:: Data block ::
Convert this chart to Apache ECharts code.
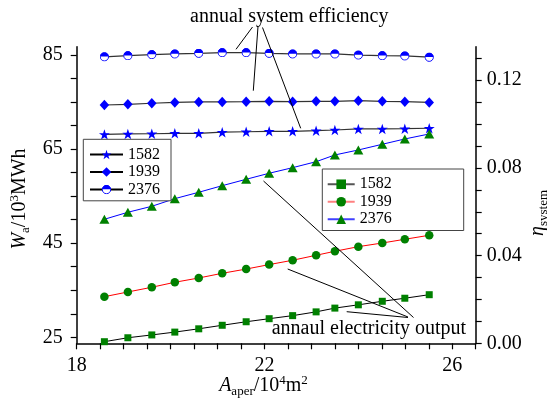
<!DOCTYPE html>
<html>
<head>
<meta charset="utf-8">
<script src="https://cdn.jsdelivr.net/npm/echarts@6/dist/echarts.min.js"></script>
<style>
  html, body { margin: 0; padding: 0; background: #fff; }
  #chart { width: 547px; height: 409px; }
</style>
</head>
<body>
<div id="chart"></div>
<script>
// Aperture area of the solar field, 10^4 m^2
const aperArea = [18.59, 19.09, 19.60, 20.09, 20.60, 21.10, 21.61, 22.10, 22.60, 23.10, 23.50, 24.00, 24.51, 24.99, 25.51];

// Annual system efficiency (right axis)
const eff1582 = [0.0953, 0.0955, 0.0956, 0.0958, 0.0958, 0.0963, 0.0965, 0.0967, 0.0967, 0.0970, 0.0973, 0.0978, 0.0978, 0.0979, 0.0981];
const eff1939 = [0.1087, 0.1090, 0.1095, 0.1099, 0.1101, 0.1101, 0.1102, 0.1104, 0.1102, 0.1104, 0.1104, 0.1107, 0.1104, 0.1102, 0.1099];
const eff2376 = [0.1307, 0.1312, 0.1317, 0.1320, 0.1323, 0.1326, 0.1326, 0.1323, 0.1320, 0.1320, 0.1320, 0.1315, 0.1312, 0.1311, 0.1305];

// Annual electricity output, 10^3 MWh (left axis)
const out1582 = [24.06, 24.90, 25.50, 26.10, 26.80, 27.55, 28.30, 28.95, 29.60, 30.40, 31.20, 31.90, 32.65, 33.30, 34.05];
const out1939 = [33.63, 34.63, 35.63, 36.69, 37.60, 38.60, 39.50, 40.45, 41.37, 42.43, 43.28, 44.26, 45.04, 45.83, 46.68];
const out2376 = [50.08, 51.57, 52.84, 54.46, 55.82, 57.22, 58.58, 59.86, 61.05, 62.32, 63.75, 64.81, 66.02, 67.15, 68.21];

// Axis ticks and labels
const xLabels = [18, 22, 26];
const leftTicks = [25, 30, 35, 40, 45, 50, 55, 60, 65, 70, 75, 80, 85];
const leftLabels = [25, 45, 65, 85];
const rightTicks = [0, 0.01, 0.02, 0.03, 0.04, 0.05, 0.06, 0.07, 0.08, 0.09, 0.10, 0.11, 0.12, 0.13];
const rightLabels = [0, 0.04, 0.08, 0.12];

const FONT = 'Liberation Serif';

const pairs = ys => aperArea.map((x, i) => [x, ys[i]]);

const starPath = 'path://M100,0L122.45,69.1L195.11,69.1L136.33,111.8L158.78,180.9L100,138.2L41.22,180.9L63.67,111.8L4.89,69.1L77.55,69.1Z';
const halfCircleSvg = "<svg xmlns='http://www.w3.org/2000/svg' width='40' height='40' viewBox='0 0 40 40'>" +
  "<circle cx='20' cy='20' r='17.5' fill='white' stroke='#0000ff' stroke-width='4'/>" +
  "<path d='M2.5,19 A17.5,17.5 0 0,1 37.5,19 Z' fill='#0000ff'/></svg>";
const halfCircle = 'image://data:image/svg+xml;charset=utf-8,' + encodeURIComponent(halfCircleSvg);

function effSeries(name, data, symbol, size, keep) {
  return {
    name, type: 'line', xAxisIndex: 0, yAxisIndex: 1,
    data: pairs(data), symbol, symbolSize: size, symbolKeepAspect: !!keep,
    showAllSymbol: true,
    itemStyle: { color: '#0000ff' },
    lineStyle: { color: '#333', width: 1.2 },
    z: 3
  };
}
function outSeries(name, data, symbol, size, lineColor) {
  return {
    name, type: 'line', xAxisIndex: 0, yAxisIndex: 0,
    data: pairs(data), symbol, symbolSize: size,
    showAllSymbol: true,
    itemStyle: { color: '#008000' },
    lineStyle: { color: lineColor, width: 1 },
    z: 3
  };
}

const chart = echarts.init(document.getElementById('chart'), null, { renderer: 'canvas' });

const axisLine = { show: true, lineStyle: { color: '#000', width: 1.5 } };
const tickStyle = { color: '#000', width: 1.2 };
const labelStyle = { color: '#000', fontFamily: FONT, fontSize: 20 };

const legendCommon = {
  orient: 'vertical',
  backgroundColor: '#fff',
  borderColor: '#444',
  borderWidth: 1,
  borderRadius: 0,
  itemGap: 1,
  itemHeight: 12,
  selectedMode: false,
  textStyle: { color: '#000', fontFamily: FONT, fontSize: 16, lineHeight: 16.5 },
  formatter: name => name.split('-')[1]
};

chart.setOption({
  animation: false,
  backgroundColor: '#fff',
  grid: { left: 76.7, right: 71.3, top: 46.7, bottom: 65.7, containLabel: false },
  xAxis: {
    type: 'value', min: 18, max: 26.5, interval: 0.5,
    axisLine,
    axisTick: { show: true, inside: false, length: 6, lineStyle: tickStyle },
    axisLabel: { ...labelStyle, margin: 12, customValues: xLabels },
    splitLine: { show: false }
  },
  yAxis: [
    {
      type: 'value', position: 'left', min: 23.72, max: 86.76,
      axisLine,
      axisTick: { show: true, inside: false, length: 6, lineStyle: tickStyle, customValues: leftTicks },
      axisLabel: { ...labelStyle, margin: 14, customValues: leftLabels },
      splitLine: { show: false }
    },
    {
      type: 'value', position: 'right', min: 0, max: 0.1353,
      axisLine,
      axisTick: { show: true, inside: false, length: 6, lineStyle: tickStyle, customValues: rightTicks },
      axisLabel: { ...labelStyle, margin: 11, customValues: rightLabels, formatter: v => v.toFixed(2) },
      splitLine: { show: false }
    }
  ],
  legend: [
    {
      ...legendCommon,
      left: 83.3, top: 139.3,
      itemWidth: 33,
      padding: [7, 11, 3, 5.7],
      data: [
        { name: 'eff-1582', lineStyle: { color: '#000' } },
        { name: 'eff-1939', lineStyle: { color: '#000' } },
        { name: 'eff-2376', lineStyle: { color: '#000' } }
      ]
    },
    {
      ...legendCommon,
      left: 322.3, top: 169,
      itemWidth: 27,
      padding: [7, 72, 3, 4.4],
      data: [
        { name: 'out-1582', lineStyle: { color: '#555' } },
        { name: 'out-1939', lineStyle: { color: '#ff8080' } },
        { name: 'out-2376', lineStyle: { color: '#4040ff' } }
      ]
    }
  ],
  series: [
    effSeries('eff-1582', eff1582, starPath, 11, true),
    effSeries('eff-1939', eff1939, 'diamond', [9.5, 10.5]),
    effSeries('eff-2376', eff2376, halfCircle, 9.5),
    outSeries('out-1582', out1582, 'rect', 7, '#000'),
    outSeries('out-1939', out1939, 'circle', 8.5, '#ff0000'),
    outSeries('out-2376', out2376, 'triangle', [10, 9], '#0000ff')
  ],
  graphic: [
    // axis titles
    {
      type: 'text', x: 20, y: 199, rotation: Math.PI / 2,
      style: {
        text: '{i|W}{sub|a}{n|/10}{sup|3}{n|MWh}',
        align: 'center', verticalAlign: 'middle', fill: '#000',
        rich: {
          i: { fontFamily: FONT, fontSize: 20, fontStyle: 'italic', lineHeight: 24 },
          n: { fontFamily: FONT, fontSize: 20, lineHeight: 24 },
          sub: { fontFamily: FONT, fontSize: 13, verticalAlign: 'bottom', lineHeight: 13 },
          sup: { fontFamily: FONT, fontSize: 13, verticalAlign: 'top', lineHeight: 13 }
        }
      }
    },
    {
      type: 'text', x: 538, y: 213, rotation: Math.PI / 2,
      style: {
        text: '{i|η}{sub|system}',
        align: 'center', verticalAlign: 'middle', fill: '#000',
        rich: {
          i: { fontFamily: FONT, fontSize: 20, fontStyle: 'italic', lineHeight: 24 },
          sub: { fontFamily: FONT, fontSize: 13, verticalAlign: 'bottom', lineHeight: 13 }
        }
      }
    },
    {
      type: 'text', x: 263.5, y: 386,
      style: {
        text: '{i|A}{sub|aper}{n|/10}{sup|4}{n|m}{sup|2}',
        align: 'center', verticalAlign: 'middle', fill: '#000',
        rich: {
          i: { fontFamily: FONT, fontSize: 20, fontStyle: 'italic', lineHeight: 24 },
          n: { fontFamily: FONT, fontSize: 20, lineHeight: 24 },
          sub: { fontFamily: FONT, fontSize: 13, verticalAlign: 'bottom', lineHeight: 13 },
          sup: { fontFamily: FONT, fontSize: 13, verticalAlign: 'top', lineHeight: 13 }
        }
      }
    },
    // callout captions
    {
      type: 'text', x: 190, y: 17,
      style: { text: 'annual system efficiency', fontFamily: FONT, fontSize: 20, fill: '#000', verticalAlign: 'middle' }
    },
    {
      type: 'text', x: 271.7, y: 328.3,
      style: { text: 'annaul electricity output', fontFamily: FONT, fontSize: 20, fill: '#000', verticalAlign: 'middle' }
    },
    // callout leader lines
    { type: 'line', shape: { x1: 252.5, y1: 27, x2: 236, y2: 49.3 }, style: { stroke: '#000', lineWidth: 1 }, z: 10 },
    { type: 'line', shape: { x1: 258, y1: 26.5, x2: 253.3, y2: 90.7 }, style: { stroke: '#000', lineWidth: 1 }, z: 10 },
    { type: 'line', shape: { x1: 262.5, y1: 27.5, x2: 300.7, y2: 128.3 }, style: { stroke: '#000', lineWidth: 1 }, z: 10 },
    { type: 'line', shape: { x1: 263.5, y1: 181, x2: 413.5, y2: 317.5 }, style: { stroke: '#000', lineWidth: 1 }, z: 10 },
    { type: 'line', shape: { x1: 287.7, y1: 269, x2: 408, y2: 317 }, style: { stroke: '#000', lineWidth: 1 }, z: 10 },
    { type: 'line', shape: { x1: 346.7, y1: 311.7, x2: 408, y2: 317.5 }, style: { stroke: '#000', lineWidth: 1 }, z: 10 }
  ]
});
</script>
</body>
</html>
:::
■ **Set exercise**
Write out again exactly the lines from the start of the data above through the line containing "24.51, 24.99, 25.51];", inclusive, excluding any pictures.

■ **Reply**
Convert this chart to Apache ECharts code.
<!DOCTYPE html>
<html>
<head>
<meta charset="utf-8">
<script src="https://cdn.jsdelivr.net/npm/echarts@6/dist/echarts.min.js"></script>
<style>
  html, body { margin: 0; padding: 0; background: #fff; }
  #chart { width: 547px; height: 409px; }
</style>
</head>
<body>
<div id="chart"></div>
<script>
// Aperture area of the solar field, 10^4 m^2
const aperArea = [18.59, 19.09, 19.60, 20.09, 20.60, 21.10, 21.61, 22.10, 22.60, 23.10, 23.50, 24.00, 24.51, 24.99, 25.51];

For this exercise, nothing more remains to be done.